## WHAT THIS TASK INVOLVES
Leave out the pictures and repeat the data exactly.

— Start of INFORMATION SHOWN —

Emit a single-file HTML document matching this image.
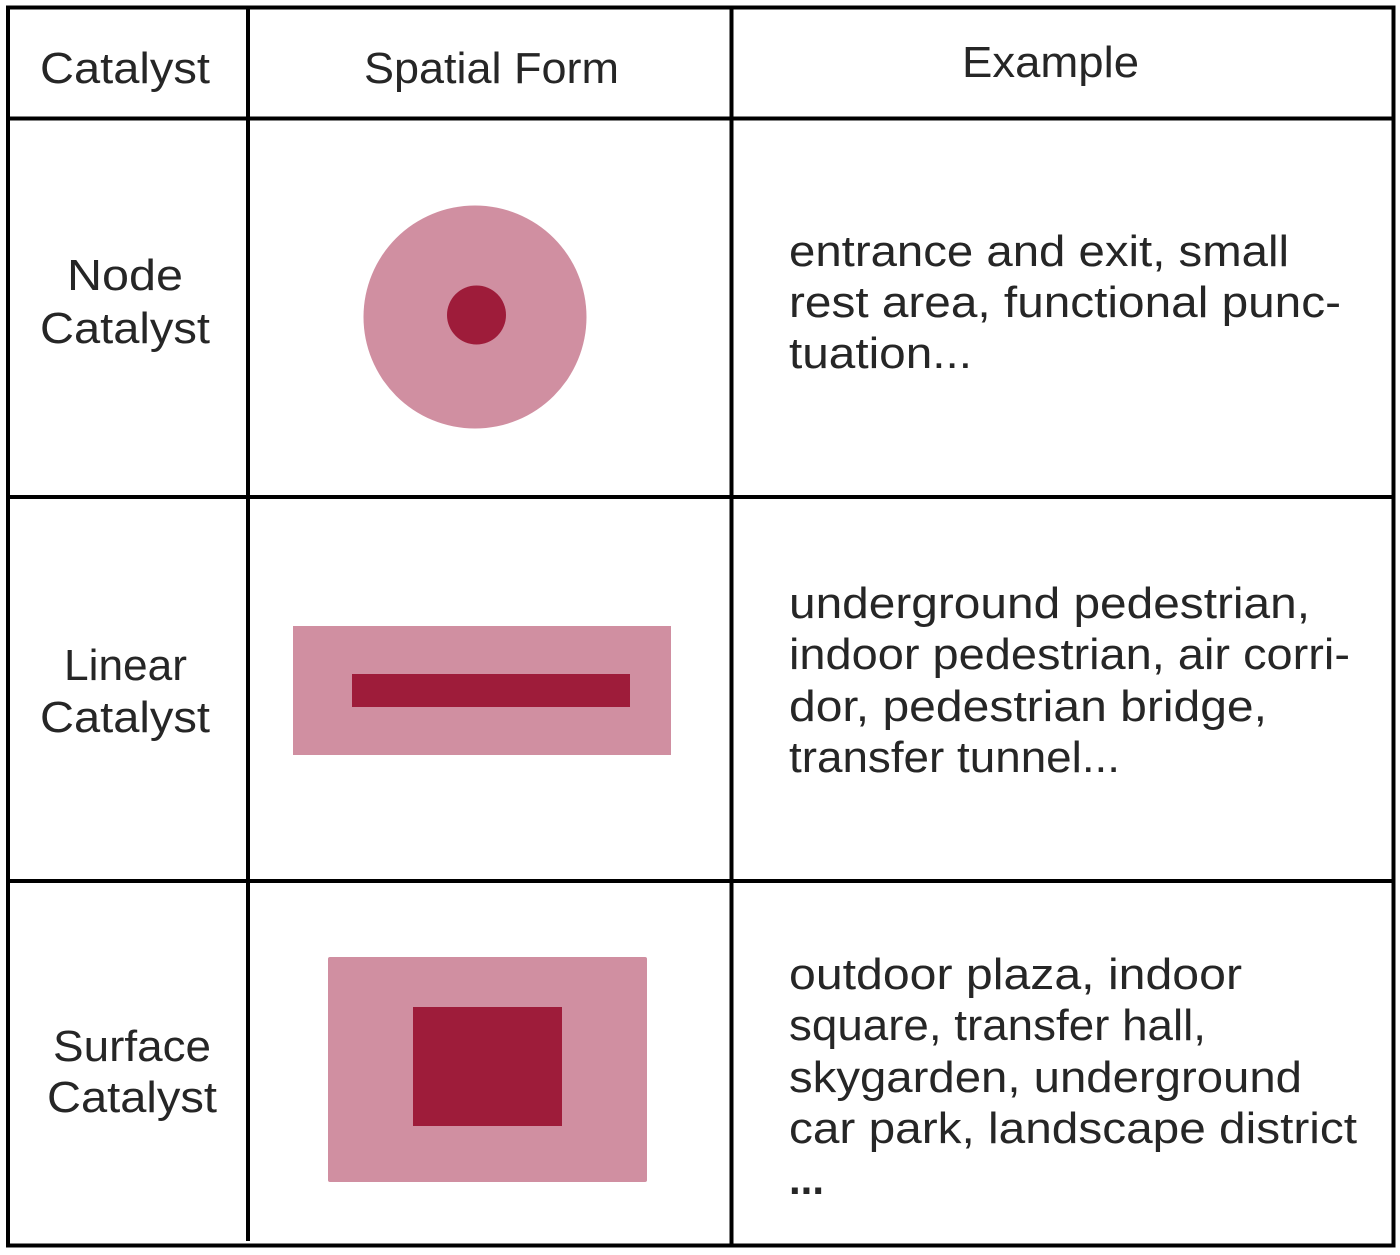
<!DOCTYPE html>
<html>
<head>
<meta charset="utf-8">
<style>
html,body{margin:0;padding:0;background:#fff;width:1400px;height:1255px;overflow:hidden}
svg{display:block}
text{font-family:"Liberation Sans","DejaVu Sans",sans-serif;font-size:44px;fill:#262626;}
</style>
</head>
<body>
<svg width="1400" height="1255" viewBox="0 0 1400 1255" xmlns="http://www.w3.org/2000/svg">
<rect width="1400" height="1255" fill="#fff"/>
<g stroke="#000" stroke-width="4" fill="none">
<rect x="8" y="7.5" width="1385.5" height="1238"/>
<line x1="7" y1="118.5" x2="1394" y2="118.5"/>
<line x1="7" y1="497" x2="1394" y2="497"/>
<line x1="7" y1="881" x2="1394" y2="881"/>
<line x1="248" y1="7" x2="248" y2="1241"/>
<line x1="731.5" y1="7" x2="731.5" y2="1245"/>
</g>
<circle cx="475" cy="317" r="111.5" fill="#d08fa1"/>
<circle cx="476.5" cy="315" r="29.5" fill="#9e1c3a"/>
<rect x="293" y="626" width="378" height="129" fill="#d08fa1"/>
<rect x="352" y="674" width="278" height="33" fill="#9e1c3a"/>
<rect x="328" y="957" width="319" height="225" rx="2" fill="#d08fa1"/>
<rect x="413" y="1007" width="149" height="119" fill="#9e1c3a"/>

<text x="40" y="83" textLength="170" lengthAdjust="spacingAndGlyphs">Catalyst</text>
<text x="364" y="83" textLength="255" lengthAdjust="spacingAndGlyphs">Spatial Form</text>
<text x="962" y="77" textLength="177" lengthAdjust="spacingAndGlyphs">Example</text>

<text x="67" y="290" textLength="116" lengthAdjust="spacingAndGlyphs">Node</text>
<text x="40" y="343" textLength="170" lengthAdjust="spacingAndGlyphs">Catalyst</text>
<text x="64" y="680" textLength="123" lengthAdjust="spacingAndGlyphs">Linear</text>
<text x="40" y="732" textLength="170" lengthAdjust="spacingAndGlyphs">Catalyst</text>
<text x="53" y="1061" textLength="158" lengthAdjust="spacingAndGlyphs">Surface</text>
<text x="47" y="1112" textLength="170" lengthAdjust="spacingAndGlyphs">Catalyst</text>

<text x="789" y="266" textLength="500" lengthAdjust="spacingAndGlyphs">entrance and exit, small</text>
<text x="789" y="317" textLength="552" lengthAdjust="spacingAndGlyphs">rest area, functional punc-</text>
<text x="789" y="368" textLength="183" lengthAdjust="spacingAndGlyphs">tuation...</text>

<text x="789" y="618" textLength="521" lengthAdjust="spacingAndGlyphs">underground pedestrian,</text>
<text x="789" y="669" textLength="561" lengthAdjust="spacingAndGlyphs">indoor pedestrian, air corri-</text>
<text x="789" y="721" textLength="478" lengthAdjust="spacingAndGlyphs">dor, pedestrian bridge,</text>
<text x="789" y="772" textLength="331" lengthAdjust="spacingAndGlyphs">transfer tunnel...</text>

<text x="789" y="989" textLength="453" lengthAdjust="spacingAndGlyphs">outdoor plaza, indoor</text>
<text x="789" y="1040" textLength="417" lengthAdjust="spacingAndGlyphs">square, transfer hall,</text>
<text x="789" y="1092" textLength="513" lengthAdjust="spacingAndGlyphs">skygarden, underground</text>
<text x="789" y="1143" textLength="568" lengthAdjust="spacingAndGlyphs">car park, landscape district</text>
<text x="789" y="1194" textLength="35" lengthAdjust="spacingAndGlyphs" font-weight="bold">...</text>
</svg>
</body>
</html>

— End of INFORMATION SHOWN —

## THE OUTPUT
Emit a single-file HTML document matching this image.
<!DOCTYPE html>
<html>
<head>
<meta charset="utf-8">
<style>
html,body{margin:0;padding:0;background:#fff;width:1400px;height:1255px;overflow:hidden}
svg{display:block}
text{font-family:"Liberation Sans","DejaVu Sans",sans-serif;font-size:44px;fill:#262626;}
</style>
</head>
<body>
<svg width="1400" height="1255" viewBox="0 0 1400 1255" xmlns="http://www.w3.org/2000/svg">
<rect width="1400" height="1255" fill="#fff"/>
<g stroke="#000" stroke-width="4" fill="none">
<rect x="8" y="7.5" width="1385.5" height="1238"/>
<line x1="7" y1="118.5" x2="1394" y2="118.5"/>
<line x1="7" y1="497" x2="1394" y2="497"/>
<line x1="7" y1="881" x2="1394" y2="881"/>
<line x1="248" y1="7" x2="248" y2="1241"/>
<line x1="731.5" y1="7" x2="731.5" y2="1245"/>
</g>
<circle cx="475" cy="317" r="111.5" fill="#d08fa1"/>
<circle cx="476.5" cy="315" r="29.5" fill="#9e1c3a"/>
<rect x="293" y="626" width="378" height="129" fill="#d08fa1"/>
<rect x="352" y="674" width="278" height="33" fill="#9e1c3a"/>
<rect x="328" y="957" width="319" height="225" rx="2" fill="#d08fa1"/>
<rect x="413" y="1007" width="149" height="119" fill="#9e1c3a"/>

<text x="40" y="83" textLength="170" lengthAdjust="spacingAndGlyphs">Catalyst</text>
<text x="364" y="83" textLength="255" lengthAdjust="spacingAndGlyphs">Spatial Form</text>
<text x="962" y="77" textLength="177" lengthAdjust="spacingAndGlyphs">Example</text>

<text x="67" y="290" textLength="116" lengthAdjust="spacingAndGlyphs">Node</text>
<text x="40" y="343" textLength="170" lengthAdjust="spacingAndGlyphs">Catalyst</text>
<text x="64" y="680" textLength="123" lengthAdjust="spacingAndGlyphs">Linear</text>
<text x="40" y="732" textLength="170" lengthAdjust="spacingAndGlyphs">Catalyst</text>
<text x="53" y="1061" textLength="158" lengthAdjust="spacingAndGlyphs">Surface</text>
<text x="47" y="1112" textLength="170" lengthAdjust="spacingAndGlyphs">Catalyst</text>

<text x="789" y="266" textLength="500" lengthAdjust="spacingAndGlyphs">entrance and exit, small</text>
<text x="789" y="317" textLength="552" lengthAdjust="spacingAndGlyphs">rest area, functional punc-</text>
<text x="789" y="368" textLength="183" lengthAdjust="spacingAndGlyphs">tuation...</text>

<text x="789" y="618" textLength="521" lengthAdjust="spacingAndGlyphs">underground pedestrian,</text>
<text x="789" y="669" textLength="561" lengthAdjust="spacingAndGlyphs">indoor pedestrian, air corri-</text>
<text x="789" y="721" textLength="478" lengthAdjust="spacingAndGlyphs">dor, pedestrian bridge,</text>
<text x="789" y="772" textLength="331" lengthAdjust="spacingAndGlyphs">transfer tunnel...</text>

<text x="789" y="989" textLength="453" lengthAdjust="spacingAndGlyphs">outdoor plaza, indoor</text>
<text x="789" y="1040" textLength="417" lengthAdjust="spacingAndGlyphs">square, transfer hall,</text>
<text x="789" y="1092" textLength="513" lengthAdjust="spacingAndGlyphs">skygarden, underground</text>
<text x="789" y="1143" textLength="568" lengthAdjust="spacingAndGlyphs">car park, landscape district</text>
<text x="789" y="1194" textLength="35" lengthAdjust="spacingAndGlyphs" font-weight="bold">...</text>
</svg>
</body>
</html>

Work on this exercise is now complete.